GCC OpenMP + MKL, Performance Tips / Optimizations and a Bug

Unfortunatelly I have to say MKL_THREADING_LAYER=sequential makes reference uks (unrestricted) optimization be single-threaded durring the iterations. MKL_THREADING_LAYER=GNU keeps it multi-threaded but loads the cores to no more than 50%, while in the input all “Threads” statements say 8 threads (as it should be) in both cases.

If there is a way to exclude the intel mp or the openmp in case of MKL … it would be wonderful. Unfortunatelly, from what I have noticed there are portions of the program which rely on external lib for threading and that lib is not intel’s.

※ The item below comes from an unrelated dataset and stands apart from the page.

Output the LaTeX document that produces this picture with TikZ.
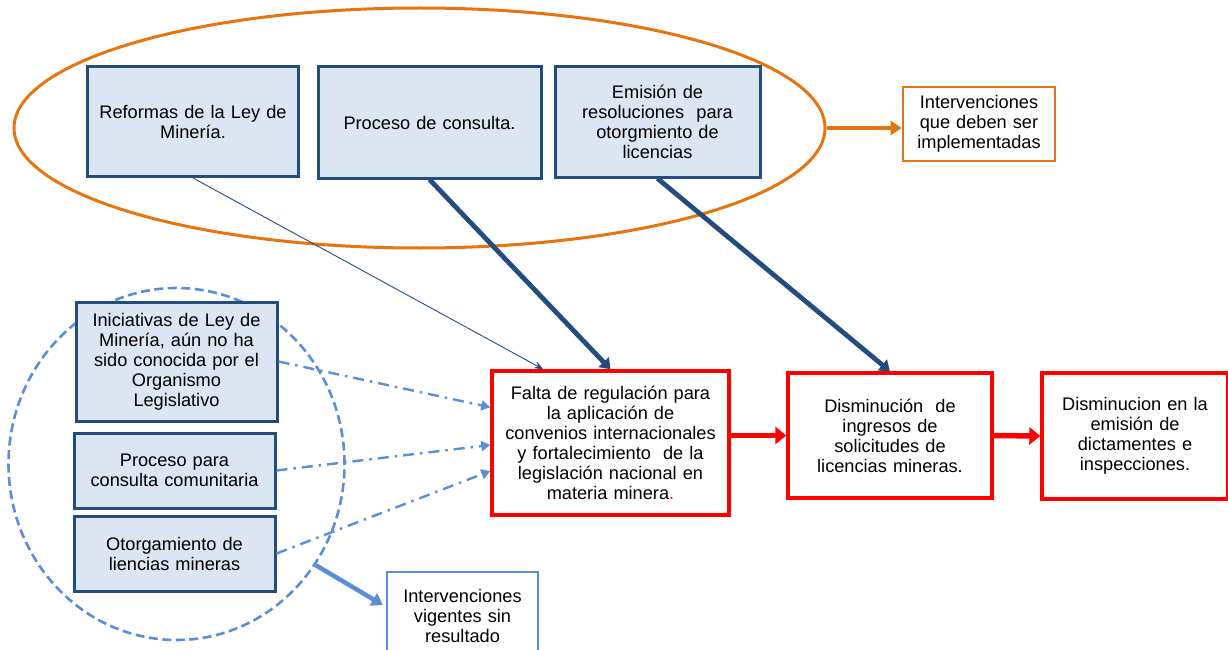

I switched to GCC + OpenBLAS and the speed is at max - 100% load and it is visibly faster. No need to set any variables.

I have to give the conda option a fare shake before judging performance, but I would not believe that anything other than -O3 -march=native for GCC or -fast -march=native for intel is realy going to give me the highest performance. In no way was I stating that the program was not optimized programming-wise, on the contrary - I expect and hope it to be optimized and additionally I am not a programmer, so there is no way for me to know; just to be sure that I was understood - what I meant was only the optimization flags. A code running on quite a few previous architectures can rarely be as fast as a code compiled only for the specific one. I wanted it to be more than tuned for … an arch a few before mine, I want it to be exactly for mine.

But I am thinking about the conda option … specially if I keep getting problems.